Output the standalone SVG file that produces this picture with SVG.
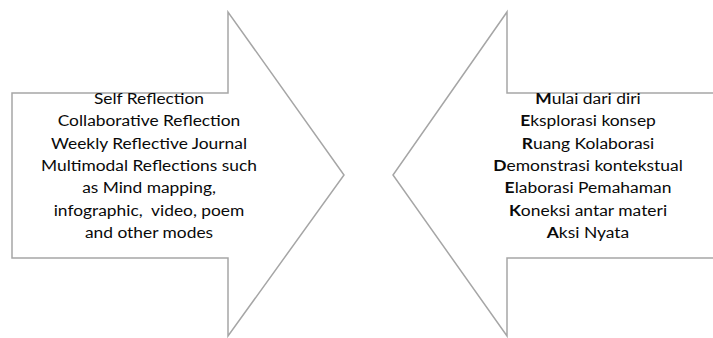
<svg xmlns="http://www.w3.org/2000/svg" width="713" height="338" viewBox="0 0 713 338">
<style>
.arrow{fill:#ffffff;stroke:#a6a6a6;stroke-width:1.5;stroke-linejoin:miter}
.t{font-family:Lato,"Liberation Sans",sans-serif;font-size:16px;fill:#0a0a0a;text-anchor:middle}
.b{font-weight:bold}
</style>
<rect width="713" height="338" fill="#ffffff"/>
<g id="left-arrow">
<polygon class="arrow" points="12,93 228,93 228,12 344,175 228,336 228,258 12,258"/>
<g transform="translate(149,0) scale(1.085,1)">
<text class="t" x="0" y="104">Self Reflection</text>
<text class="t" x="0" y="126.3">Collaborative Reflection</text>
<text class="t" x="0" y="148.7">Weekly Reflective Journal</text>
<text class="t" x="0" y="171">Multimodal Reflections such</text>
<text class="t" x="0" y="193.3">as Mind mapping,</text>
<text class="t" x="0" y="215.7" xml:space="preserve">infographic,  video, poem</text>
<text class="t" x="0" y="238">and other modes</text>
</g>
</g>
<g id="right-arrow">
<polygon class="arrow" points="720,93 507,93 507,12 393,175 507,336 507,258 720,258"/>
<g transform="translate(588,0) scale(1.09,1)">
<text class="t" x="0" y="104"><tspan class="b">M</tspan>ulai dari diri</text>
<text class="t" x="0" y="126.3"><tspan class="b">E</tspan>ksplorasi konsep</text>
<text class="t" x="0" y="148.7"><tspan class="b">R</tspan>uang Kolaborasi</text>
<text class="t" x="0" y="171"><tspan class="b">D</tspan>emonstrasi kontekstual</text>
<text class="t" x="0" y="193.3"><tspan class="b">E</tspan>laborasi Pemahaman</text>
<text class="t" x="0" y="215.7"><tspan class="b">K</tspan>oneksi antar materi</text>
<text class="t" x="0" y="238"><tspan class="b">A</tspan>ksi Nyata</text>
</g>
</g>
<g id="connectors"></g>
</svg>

┄┄┄┄┄┄

» TO DO:
All of the data above should be transcribed verbatim, with pictures omitted.

» OUTPUT OF THE EXERCISE:
Output the standalone SVG file that produces this picture with SVG.
<svg xmlns="http://www.w3.org/2000/svg" width="713" height="338" viewBox="0 0 713 338">
<style>
.arrow{fill:#ffffff;stroke:#a6a6a6;stroke-width:1.5;stroke-linejoin:miter}
.t{font-family:Lato,"Liberation Sans",sans-serif;font-size:16px;fill:#0a0a0a;text-anchor:middle}
.b{font-weight:bold}
</style>
<rect width="713" height="338" fill="#ffffff"/>
<g id="left-arrow">
<polygon class="arrow" points="12,93 228,93 228,12 344,175 228,336 228,258 12,258"/>
<g transform="translate(149,0) scale(1.085,1)">
<text class="t" x="0" y="104">Self Reflection</text>
<text class="t" x="0" y="126.3">Collaborative Reflection</text>
<text class="t" x="0" y="148.7">Weekly Reflective Journal</text>
<text class="t" x="0" y="171">Multimodal Reflections such</text>
<text class="t" x="0" y="193.3">as Mind mapping,</text>
<text class="t" x="0" y="215.7" xml:space="preserve">infographic,  video, poem</text>
<text class="t" x="0" y="238">and other modes</text>
</g>
</g>
<g id="right-arrow">
<polygon class="arrow" points="720,93 507,93 507,12 393,175 507,336 507,258 720,258"/>
<g transform="translate(588,0) scale(1.09,1)">
<text class="t" x="0" y="104"><tspan class="b">M</tspan>ulai dari diri</text>
<text class="t" x="0" y="126.3"><tspan class="b">E</tspan>ksplorasi konsep</text>
<text class="t" x="0" y="148.7"><tspan class="b">R</tspan>uang Kolaborasi</text>
<text class="t" x="0" y="171"><tspan class="b">D</tspan>emonstrasi kontekstual</text>
<text class="t" x="0" y="193.3"><tspan class="b">E</tspan>laborasi Pemahaman</text>
<text class="t" x="0" y="215.7"><tspan class="b">K</tspan>oneksi antar materi</text>
<text class="t" x="0" y="238"><tspan class="b">A</tspan>ksi Nyata</text>
</g>
</g>
<g id="connectors"></g>
</svg>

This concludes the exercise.